ITがサッカーを進化させる?という記事より。
この分野へいち早くITによるデータ収集・解析手法を持ち込んだデータスタジアムに、「サッカー」というスポーツをどうやってIT的な視点で切り取り、活用しているのか尋ねた。
「エメルソンはドリブルからシュートが多い」とか「田中達也は身長が低いのにヘディングシュートが多い」だとか、感覚的には分かっていることでもそれを数字に表すと「ああ、なるほどね」と理解がより深まるケースが多いと思います。野球などと違い、サッカーは常にフィールドで22人の選手が動き続けるので、なかなか数値化するのは難しいだろうと思いますが、それをいち早く導入したデータスタジアムへのインタビュー記事です。
「ジュビロ磐田の得点シーンを分析したところで、フィールドの両翼を幅広く使った攻撃を行っていることがわかる」という画像があるのですが、これは確かに興味深い。
「サッカーには野球でいうスコアブックのようなデータをまとめる定型フォーマットがなく、まず、データ自体をどう定義づければいいかという問題がありました」
やはり、最初はここですよね。同社がサッカーのデータ化に着手したのは、1997年頃のことだったそうです。
当時、サッカーの日本代表を指揮していた岡田武史氏(現 横浜F・マリノス監督)がデータを重視するスタイルだったことから、同社も協力スタッフとして代表チームのデータを収集し、それを岡田監督に渡すという作業を行った。それが今、同社の提供しているサッカー分析・解析サービス「Date Striker」の基礎になっているという。

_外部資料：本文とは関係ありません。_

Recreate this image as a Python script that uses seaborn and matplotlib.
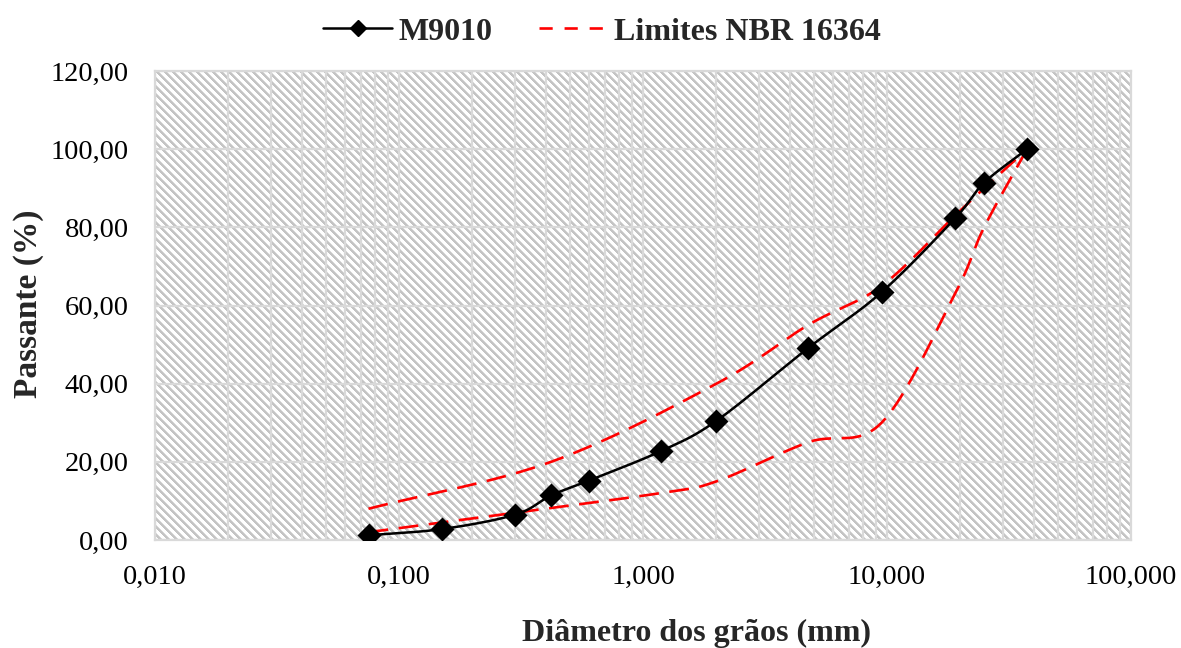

なるほど。岡田監督がこのようなデータを重視したのですか。と考えると、当然1stステージで優勝した横浜にもこのシステムが用いられているのは明らかで、選手起用などに活かされているということでしょう。選手の力、監督の力をサポートするために、このようなシステムが使われているのですね。
そのデータ収集方法は、誰から誰にパスが渡ったか、ボールを受けた選手がどうした動きをしたかなどといったアクションを一つ一つPCに入力していくというもの。
これは手間のかかる作業です‥‥。
実用化の契機として横浜FCにトライアル導入された際に、スカウティングや選手の査定に用いられたそうです。とかく数字がなければ印象で決まりやすい査定も、このシステムである程度の公平感が出るようになったのではないでしょうか。2004年には10チームで採用されているそうです。
実際に同社スタッフがデータ入力をしている現場を見ることができたが、選手がボールに触れるごとにVTRをストップし、その動きを逐一PCに入力していた。サッカーの試合は1試合90分。ロスタイムを入れても100分に満たないほどだが、一試合の入力には、慣れたスタッフでも10時間(600分)近くかかるそうだ。
これは大変な作業だ‥‥。しかもJ1だけでも同時に8試合あるんですからね。現在、同社のシステムはYahoo! のファンタジーサッカーを始め、各所でコンテンツとして利用されているそうです。